Siz bunu gelin de depremde yaşamını yitiren insanların yakınlarına, sevenlerine anlatın! Bu deprem aslında mühim değilmiş, daha mühim olan Allah’a olan imanmış, ölüm zaten hiçlik ve yokluk değilmiş! Üstelik Görmez burada da olgusal bir hata yapıyor, kalplerin, yüreklerin ve gönüllerin alanını dine indirgiyor, dine endeksliyor. Sanki kalp, yürek ve gönül insanı olmak için dindar olmak gibi bir zorunluluk var. Sanki ahlak dinlerin tekelinde! Sanki ahlak tarihte dinlerle birlikte doğdu! Sanki daha ortada Hıristiyanlık da yokken, İslam da yokken, Platon, Aristoteles, Epikuros ahlak için, iyilik için, adalet için mücadele vermediler, bu konularda yüzlerce sayfalık eserler yazmadılar. Sanki ateist olan ancak yaşamını adalete, eşitliğe, özgürlüğe adayan Karl Marx kalpsiz ve yüreksiz bir insandı!
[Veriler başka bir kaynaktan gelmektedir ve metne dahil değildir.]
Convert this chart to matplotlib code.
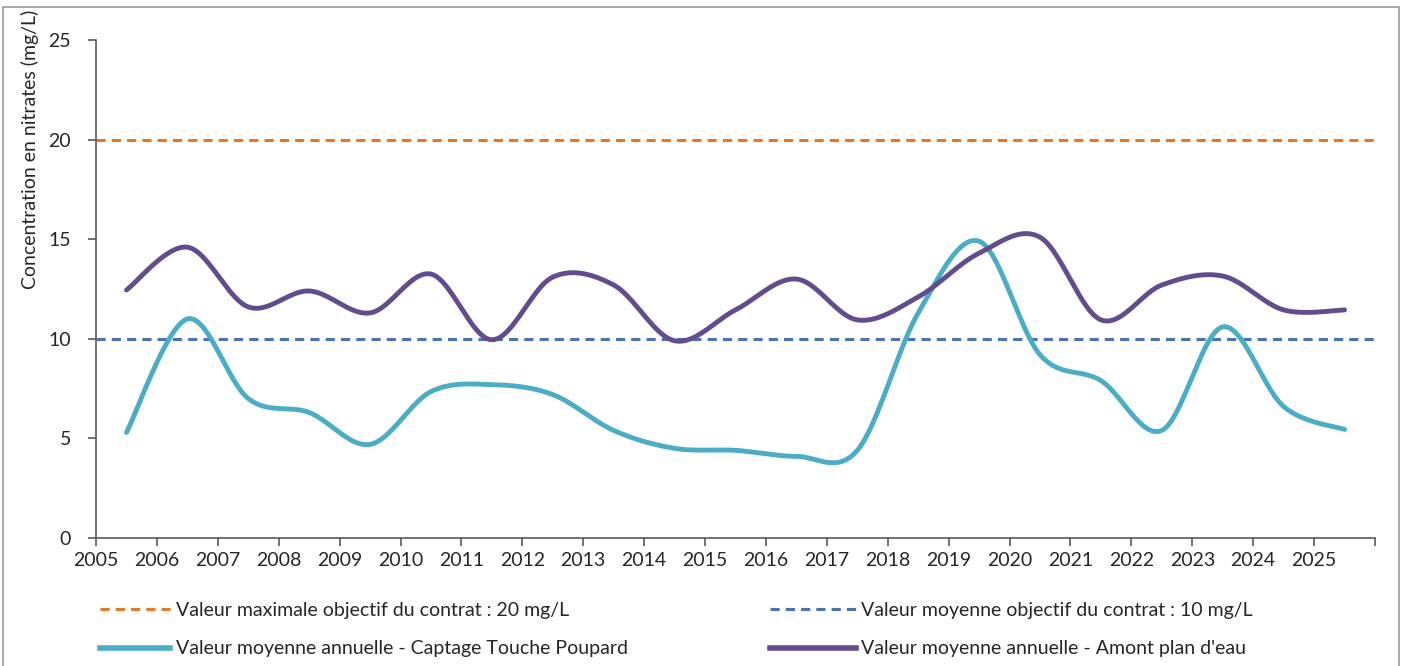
import numpy as np
import matplotlib
matplotlib.use("Agg")
import matplotlib.pyplot as plt
from matplotlib.lines import Line2D
from matplotlib.patches import Rectangle

plt.rcParams['font.family'] = ['Lato', 'DejaVu Sans']

years = list(range(2005, 2026))
captage = [5.3, 11.0, 7.0, 6.3, 4.7, 7.35, 7.7, 7.2, 5.4, 4.5, 4.4,
           4.1, 4.4, 11.3, 14.9, 9.2, 7.9, 5.4, 10.6, 6.6, 5.45]
amont = [12.45, 14.6, 11.6, 12.4, 11.3, 13.25, 9.95, 13.1, 12.7, 9.9, 11.45,
         13.0, 10.95, 12.1, 14.3, 15.1, 10.95, 12.7, 13.15, 11.45, 11.45]
obj_max = 20
obj_moy = 10

lbl_max = "Valeur maximale objectif du contrat : 20 mg/L"
lbl_moy = "Valeur moyenne objectif du contrat : 10 mg/L"
lbl_cap = "Valeur moyenne annuelle - Captage Touche Poupard"
lbl_amo = "Valeur moyenne annuelle - Amont plan d'eau"


def smooth(x, y, n=24):
    # cubic bezier through the points, catmull-rom tangents (like a smoothed excel line)
    x = np.asarray(x, float)
    y = np.asarray(y, float)
    px = np.concatenate([[x[0]], x, [x[-1]]])
    py = np.concatenate([[y[0]], y, [y[-1]]])
    t = np.linspace(0, 1, n)[:, None]
    xs, ys = [], []
    for i in range(1, len(px) - 2):
        p0 = np.array([px[i], py[i]])
        p3 = np.array([px[i + 1], py[i + 1]])
        p1 = p0 + (np.array([px[i + 1], py[i + 1]]) - np.array([px[i - 1], py[i - 1]])) / 6
        p2 = p3 - (np.array([px[i + 2], py[i + 2]]) - np.array([px[i], py[i]])) / 6
        b = ((1 - t) ** 3) * p0 + 3 * ((1 - t) ** 2) * t * p1 + 3 * (1 - t) * t ** 2 * p2 + t ** 3 * p3
        xs.append(b[:, 0])
        ys.append(b[:, 1])
    return np.concatenate(xs), np.concatenate(ys)


fig = plt.figure(figsize=(14.05, 6.66), dpi=100)
ax = fig.add_axes([96 / 1405, 1 - 538 / 666, 1279 / 1405, 498 / 666])

xpos = np.array(years) + 0.5
c_orange = "#E87722"
c_blue = "#4A72B8"
c_cyan = "#4BACC6"
c_purple = "#634C8E"

ax.axhline(obj_max, color=c_orange, lw=2.2, ls=(0, (3, 2)))
ax.axhline(obj_moy, color=c_blue, lw=2.2, ls=(0, (3, 2)))
sx, sy = smooth(xpos, captage)
ax.plot(sx, sy, color=c_cyan, lw=3.5, solid_capstyle='round')
sx, sy = smooth(xpos, amont)
ax.plot(sx, sy, color=c_purple, lw=3.5, solid_capstyle='round')

ax.set_xlim(2005, 2026)
ax.set_ylim(0, 25)
ax.set_xticks(range(2005, 2027))
ax.set_xticklabels([str(y) for y in years] + [""])
ax.set_yticks(range(0, 26, 5))
for s in ["top", "right"]:
    ax.spines[s].set_visible(False)
for s in ["left", "bottom"]:
    ax.spines[s].set_color("#595959")
    ax.spines[s].set_linewidth(1.2)
ax.tick_params(axis="both", colors="#595959", labelcolor="#262626", labelsize=14,
               length=6, width=1.2)
ax.tick_params(axis="y", pad=12)
ax.tick_params(axis="x", pad=4)
ax.set_ylabel("Concentration en nitrates (mg/L)", fontsize=14, color="#262626")
ax.yaxis.set_label_coords(-0.0445, 0.78)

# legend, two columns placed under the axis
h_max = Line2D([], [], color=c_orange, lw=2.2, ls=(0, (3, 2)))
h_moy = Line2D([], [], color=c_blue, lw=2.2, ls=(0, (3, 2)))
h_cap = Line2D([], [], color=c_cyan, lw=4)
h_amo = Line2D([], [], color=c_purple, lw=4)
kw = dict(frameon=False, fontsize=14, handletextpad=0.3,
          labelspacing=1.1, loc="upper left", borderaxespad=0, borderpad=0)
leg1 = fig.legend([h_max, h_cap], [lbl_max, lbl_cap], handlelength=3.6,
                  bbox_to_anchor=(100 / 1405, 1 - 602 / 666), **kw)
leg2 = fig.legend([h_moy, h_amo], [lbl_moy, lbl_amo], handlelength=4.4,
                  bbox_to_anchor=(770 / 1405, 1 - 602 / 666), **kw)
for leg in (leg1, leg2):
    for t in leg.get_texts():
        t.set_color("#262626")

fig.patches.append(Rectangle((3 / 1405, -0.1), 1396 / 1405, 1.1 - 7 / 666, transform=fig.transFigure,
                             fill=False, edgecolor="#9a9a9a", lw=1.2))

fig.savefig("out.png", dpi=100)
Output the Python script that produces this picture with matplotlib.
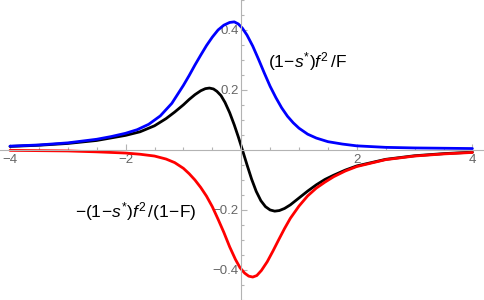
import numpy as np
import matplotlib
matplotlib.use("Agg")
from matplotlib import pyplot as plt

# Values
blue_x = [-4.0, -3.5, -3.0, -2.5, -2.25, -2.0, -1.8, -1.6, -1.4, -1.2, -1.0, -0.9, -0.8, -0.7, -0.6, -0.5,
          -0.4, -0.3, -0.2, -0.12, -0.05, 0.02, 0.1, 0.2, 0.3, 0.4, 0.5, 0.6, 0.7, 0.8, 0.9, 1.0, 1.15,
          1.3, 1.5, 1.75, 2.0, 2.5, 3.0, 3.5, 4.0]
blue_y = [0.012, 0.016, 0.023, 0.035, 0.044, 0.055, 0.067, 0.085, 0.113, 0.155, 0.215, 0.248, 0.283, 0.316,
          0.348, 0.376, 0.400, 0.416, 0.425, 0.427, 0.420, 0.406, 0.383, 0.346, 0.302, 0.256, 0.212, 0.174,
          0.140, 0.112, 0.090, 0.072, 0.052, 0.039, 0.027, 0.019, 0.013, 0.008, 0.006, 0.005, 0.004]

red_x = [-4.0, -3.5, -3.0, -2.5, -2.0, -1.75, -1.5, -1.3, -1.15, -1.0, -0.9, -0.8, -0.7, -0.6, -0.5, -0.4,
         -0.3, -0.2, -0.1, -0.02, 0.06, 0.13, 0.2, 0.27, 0.35, 0.45, 0.55, 0.65, 0.75, 0.85, 1.0, 1.15,
         1.3, 1.45, 1.6, 1.8, 2.0, 2.5, 3.0, 3.5, 4.0]
red_y = [-0.002, -0.003, -0.004, -0.007, -0.011, -0.015, -0.021, -0.031, -0.043, -0.062, -0.080, -0.101,
         -0.126, -0.155, -0.190, -0.232, -0.276, -0.324, -0.366, -0.394, -0.412, -0.422, -0.425, -0.420,
         -0.403, -0.374, -0.338, -0.300, -0.263, -0.229, -0.188, -0.154, -0.128, -0.108, -0.090, -0.071,
         -0.056, -0.033, -0.021, -0.014, -0.009]

black_x = [-4.0, -3.5, -3.0, -2.5, -2.0, -1.75, -1.5, -1.3, -1.15, -1.0, -0.9, -0.8, -0.7, -0.62, -0.55,
           -0.48, -0.42, -0.35, -0.28, -0.2, -0.12, -0.05, 0.02, 0.1, 0.18, 0.26, 0.34, 0.42, 0.5, 0.58,
           0.66, 0.75, 0.85, 1.0, 1.15, 1.3, 1.45, 1.6, 1.8, 2.0, 2.5, 3.0, 3.5, 4.0]
black_y = [0.011, 0.015, 0.021, 0.031, 0.048, 0.060, 0.080, 0.104, 0.126, 0.150, 0.168, 0.184, 0.197, 0.204,
           0.206, 0.203, 0.195, 0.181, 0.158, 0.124, 0.083, 0.043, 0.000, -0.050, -0.098, -0.139, -0.170,
           -0.190, -0.201, -0.205, -0.203, -0.196, -0.184, -0.161, -0.138, -0.117, -0.099, -0.085, -0.068,
           -0.054, -0.032, -0.020, -0.013, -0.008]

x_major = [-4, -2, 2, 4]
y_major = [-0.4, -0.2, 0.2, 0.4]

blue_label = r"$(1\!-\!s^{*})f^{2}\,/\mathrm{F}$"
red_label = r"$-(1\!-\!s^{*})f^{2}\,/(1\!-\!\mathrm{F})$"

plt.rcParams["font.family"] = ["Liberation Sans", "DejaVu Sans"]
plt.rcParams["mathtext.fontset"] = "custom"
plt.rcParams["mathtext.rm"] = "Liberation Sans"
plt.rcParams["mathtext.it"] = "Liberation Sans:italic"

fig = plt.figure(figsize=(4.84, 3.0), dpi=100)
ax = fig.add_axes([0, 0, 1, 1])

ax.plot(black_x, black_y, color="black", lw=2.0, solid_capstyle="round", solid_joinstyle="round")
ax.plot(blue_x, blue_y, color=(0, 0, 1), lw=2.0, solid_capstyle="round", solid_joinstyle="round")
ax.plot(red_x, red_y, color=(1, 0, 0), lw=2.0, solid_capstyle="round", solid_joinstyle="round")

ax.set_xlim(-241.2 / 57.8, (484 - 241.2) / 57.8)
ax.set_ylim(-150.5 / 300, 149.5 / 300)

# axes through the origin, Mathematica style
axis_col = "#b3b3b3"
for side in ["top", "right"]:
    ax.spines[side].set_visible(False)
for side in ["left", "bottom"]:
    ax.spines[side].set_position(("data", 0))
    ax.spines[side].set_color(axis_col)
    ax.spines[side].set_linewidth(0.8)
ax.patch.set_visible(False)

ax.set_xticks(x_major)
ax.set_xticks(np.arange(-4, 4.01, 0.5), minor=True)
ax.set_yticks(y_major)
ax.set_yticks(np.arange(-0.5, 0.501, 0.05), minor=True)
ax.set_xticklabels([f"{v:g}".replace("-", "\u2212") for v in x_major])
ax.set_yticklabels([f"{v:g}".replace("-", "\u2212") for v in y_major])
ax.tick_params(which="both", direction="in", color=axis_col, width=0.8, labelcolor="#666666", labelsize=9.5)
ax.tick_params(which="major", length=4)
ax.tick_params(which="minor", length=2.5)
ax.tick_params(axis="x", which="both", pad=3)
ax.tick_params(axis="y", which="both", pad=2)

ax.text(0.46, 0.295, blue_label, fontsize=12.5, ha="left", va="center")
ax.text(-2.87, -0.205, red_label, fontsize=12.5, ha="left", va="center")

fig.savefig("out.png", dpi=100)
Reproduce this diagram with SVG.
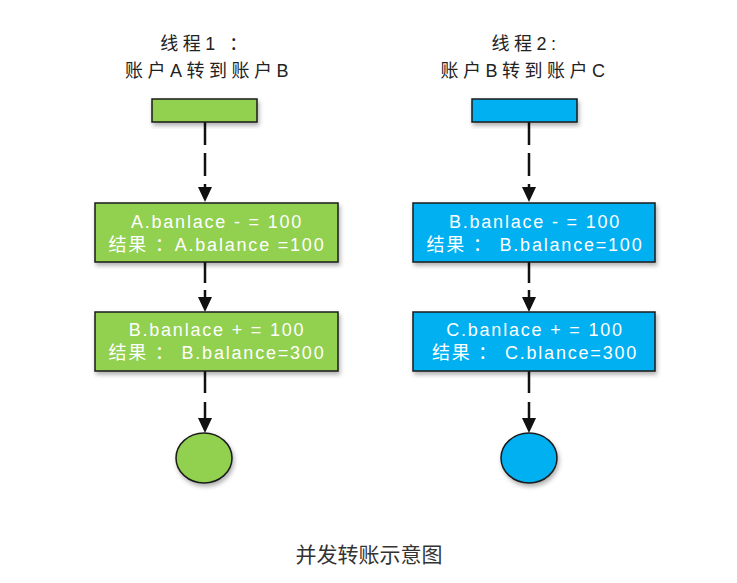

Ölüm Görmez için hiçlik ve yokluk olmayabilir, ancak birçok insan için ölüm hiçlik ve yokluğun ta kendisidir! Diyanet İşleri Başkanı’nın kendi değer yargılarını, bu değer yargıları Kuran’ı Kerim’in ve çoğunluğun değer yargıları olsa bile, herkese empoze etmek, sanki tek ve mutlak gerçek buymuş gibi konuşmak, kendisi gibi düşünmeyenleri küçümsemek ve aşağılamak gibi bir hakkı da yoktur, yetkisi de yoktur. Dindar veya dinsiz olmak herkesin hakkıdır, ancak dinci olmak, din fetişisti olmak, dindar olacağım diye evrene, yaşama, bilime, felsefeye, sanata, siyasete sadece din gözlüğü ile bakmak, tüm bunları dine endekslemek ve bunu doğrudan veya dolaylı baskılarla herkese empoze etmek kimsenin hakkı değildir. Ama göreceksiniz, sözde demokrat “aydınlarımızın”, daha doğrusu karanlıklarımızın hiçbirisi bu konunun ve genelde dinci baskıların üzerine gitmezler, bunun farkına bile varmazlar.
“Deprem varsa Tanrı yok mu?” tartışması daha yüzlerce, binlerce yıl devam eder. Bu, olayın bir boyutu. Bundan sonra sorulması gereken bir soru daha var: Deprem öldürüyorsa devlet yok mu?
Neredeyse kartondan yapılmış binalarda can veren yüzlerce vatandaşımız, çocuklarımız, yıllarca atama bekledikten sonra üç kuruş maaşa iş bulan ama bu depremde can veren 100’e yakın öğretmenimiz, ölümün hiçlik ve yokluk olduğunu bize bir kez daha yaşattılar.
Bunu ancak insana ve yaşama değer veren anlar!